Designing our lives. While these domains are permanent, the specific "discourses" or cultural interpretations within them vary historically and individually. Understanding these domains allows us to become conscious observers and designers of our own lives, enabling us to identify where breakdowns occur and to invent new possibilities for action within these fundamental structures.

9. Disclosive Listening: Inventing New Shared Realities

Listening is a matter of attuning oneself to a general style and articulating it by listening to what distinctions are the appropriate ones for this new style.

Beyond information processing. Traditional listening models often assume an "information-processing" mind and a "designative" view of language, where the goal is to transmit identical meanings. This approach is flawed because language is primarily "expressive," functioning to draw people into a shared "disclosive space" of possibilities, rather than just conveying data.

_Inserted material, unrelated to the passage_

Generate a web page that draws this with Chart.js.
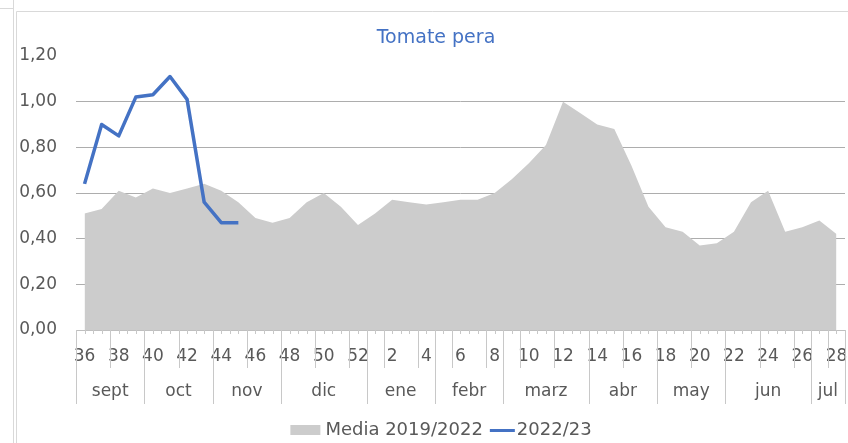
<!DOCTYPE html>
<html>
<head>
<meta charset="utf-8">
<script src="https://cdn.jsdelivr.net/npm/chart.js@4.4.0/dist/chart.umd.min.js"></script>
<style>
  html, body { margin: 0; padding: 0; background: #fff; }
  canvas { display: block; }
</style>
</head>
<body>
<canvas id="myChart" width="848" height="443"></canvas>
<script>
// weeks of the campaign (sept -> jul)
const weeks = ['36','37','38','39','40','41','42','43','44','45','46','47','48','49','50','51','52',
  '1','2','3','4','5','6','7','8','9','10','11','12','13','14','15','16','17','18','19','20',
  '21','22','23','24','25','26','27','28'];
const months = ['sept','oct','nov','dic','ene','febr','marz','abr','may','jun','jul'];
const monthWeeks = [4, 4, 4, 5, 4, 4, 5, 4, 4, 5, 2];

const media = [0.51, 0.53, 0.61, 0.58, 0.62, 0.60, 0.62, 0.64, 0.61, 0.56, 0.49, 0.47, 0.49,
  0.56, 0.60, 0.54, 0.46, 0.51, 0.57, 0.56, 0.55, 0.56, 0.57, 0.57, 0.60, 0.66, 0.73, 0.81,
  1.00, 0.95, 0.90, 0.88, 0.72, 0.54, 0.45, 0.43, 0.37, 0.38, 0.43, 0.56, 0.61, 0.43, 0.45,
  0.48, 0.42];
const season = [0.64, 0.90, 0.85, 1.02, 1.03, 1.11, 1.01, 0.56, 0.47, 0.47];

const yTicks = { min: 0, max: 1.2, step: 0.2 };

const textGray = '#595959';
const fontName = '"DejaVu Sans", sans-serif';

// axis decorations, title, legend and frame
const extras = {
  id: 'extras',
  beforeDraw(chart) {
    const c = chart.ctx;
    c.save();
    c.strokeStyle = '#D9D9D9';
    c.lineWidth = 1;
    c.beginPath();
    c.moveTo(13.5, 0); c.lineTo(13.5, 443);
    c.moveTo(0, 8.5); c.lineTo(13.5, 8.5);
    c.moveTo(16.5, 443); c.lineTo(16.5, 11.5); c.lineTo(848, 11.5);
    c.stroke();
    c.restore();
  },
  afterDraw(chart) {
    const c = chart.ctx;
    const x = chart.scales.x;
    const base = chart.chartArea.bottom;
    const cw = x.getPixelForValue(1) - x.getPixelForValue(0);
    const edge = i => x.getPixelForValue(0) - cw / 2 + i * cw;

    c.save();
    c.strokeStyle = '#C8C8C8';
    c.lineWidth = 1;
    c.beginPath();
    for (let h = 0; h <= weeks.length * 2; h++) {
      const px = Math.round(x.getPixelForValue(0) - cw / 2 + h * cw / 2) + 0.5;
      c.moveTo(px, base);
      c.lineTo(px, base + 4);
    }
    for (let i = 0; i < weeks.length; i += 2) {
      const px = Math.round(edge(i)) + 0.5;
      c.moveTo(px, base);
      c.lineTo(px, base + 38);
    }
    let k = 0;
    const bounds = [0];
    monthWeeks.forEach(n => { k += n; bounds.push(k); });
    bounds.forEach(b => {
      const px = Math.round(edge(b)) + 0.5;
      c.moveTo(px, base);
      c.lineTo(px, base + 74);
    });
    c.stroke();

    // month labels
    c.fillStyle = textGray;
    c.font = '17px ' + fontName;
    c.textAlign = 'center';
    c.textBaseline = 'middle';
    months.forEach((m, j) => {
      const mid = (edge(bounds[j]) + edge(bounds[j + 1])) / 2;
      c.fillText(m, mid, 392);
    });

    // title
    c.fillStyle = '#4472C4';
    c.font = '19px ' + fontName;
    c.textBaseline = 'alphabetic';
    c.fillText('Tomate pera', 436, 43);

    // legend
    const ds = chart.data.datasets;
    c.font = '18px ' + fontName;
    c.textAlign = 'left';
    c.textBaseline = 'middle';
    const t1 = ds[1].label, t2 = ds[0].label;
    const w1 = c.measureText(t1).width, w2 = c.measureText(t2).width;
    const total = 30 + 5 + w1 + 7 + 25 + 2 + w2;
    let lx = 441 - total / 2;
    const ly = 430;
    c.fillStyle = ds[1].backgroundColor;
    c.fillRect(lx, ly - 5, 30, 10);
    lx += 35;
    c.fillStyle = textGray;
    c.fillText(t1, lx, ly);
    lx += w1 + 7;
    c.strokeStyle = ds[0].borderColor;
    c.lineWidth = 3;
    c.beginPath();
    c.moveTo(lx, ly + 0.5); c.lineTo(lx + 25, ly + 0.5);
    c.stroke();
    lx += 27;
    c.fillText(t2, lx, ly);
    c.restore();
  }
};

const config = {
  type: 'line',
  data: {
    labels: weeks,
    datasets: [
      {
        label: '2022/23',
        data: season,
        borderColor: '#4472C4',
        borderWidth: 3.5,
        borderJoinStyle: 'round',
        pointRadius: 0,
        fill: false,
        tension: 0,
        order: 1
      },
      {
        label: 'Media 2019/2022',
        data: media,
        backgroundColor: '#CCCCCC',
        borderWidth: 0,
        pointRadius: 0,
        fill: 'origin',
        tension: 0,
        order: 2
      }
    ]
  },
  options: {
    responsive: false,
    animation: false,
    devicePixelRatio: 1,
    layout: { padding: { top: 56, left: 0, right: 3, bottom: 0 } },
    scales: {
      x: {
        offset: true,
        afterFit: s => { s.height = 113; s.paddingLeft = 0; s.paddingRight = 0; },
        grid: { display: false, drawTicks: false },
        border: { display: true, color: '#BFBFBF', width: 1 },
        ticks: {
          autoSkip: false,
          maxRotation: 0,
          padding: 16,
          color: textGray,
          font: { family: fontName, size: 17 },
          callback: function (v, i) { return i % 2 === 0 ? this.getLabelForValue(v) : ''; }
        }
      },
      y: {
        min: yTicks.min,
        max: yTicks.max,
        afterFit: s => { s.width = 76; s.paddingTop = 0; s.paddingBottom = 0; },
        border: { display: false },
        grid: {
          drawTicks: false,
          lineWidth: 1,
          color: ctx => (ctx.tick.value > 1.1 || ctx.tick.value === 0) ? 'rgba(0,0,0,0)' : '#ADADAD'
        },
        ticks: {
          stepSize: yTicks.step,
          padding: 19,
          color: textGray,
          font: { family: fontName, size: 17 },
          callback: v => v.toFixed(2).replace('.', ',')
        }
      }
    },
    plugins: {
      legend: { display: false },
      title: { display: false },
      tooltip: { enabled: false }
    }
  },
  plugins: [extras]
};

const myChart = new Chart(document.getElementById('myChart'), config);
</script>
</body>
</html>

Principles of disclosive listening:

  • Articulation: Listening involves attuning to the "style" or "mood" of a conversation and articulating the charged distinctions that emerge from that shared experience. It's about building a new story together, not just understanding the speaker's existing one.
  • Collaboration: Effective listening seeks to draw out and collect the richest possible deposit of skills and aptitudes in the other person. It's a collaborative process of inventing new possibilities and identities, rather than steering towards a predetermined outcome or selling to types.
  • Anomalies: True listening also attends to "anomalies"—those unexpected moments or shifts that don't fit existing patterns. These are crucial signals that the established disclosive space may be becoming irrelevant or stifling, indicating a need for new distinctions and a re-invention of the relationship.

Creating new realities. Disclosive listening is not about the listener seeing things as the speaker does, but about developing a new, shared disclosive space where both parties can make sense of each other and invent new ways of seeing and acting. This transformative listening fosters wonder, resonance, and the capacity to adapt to changing realities.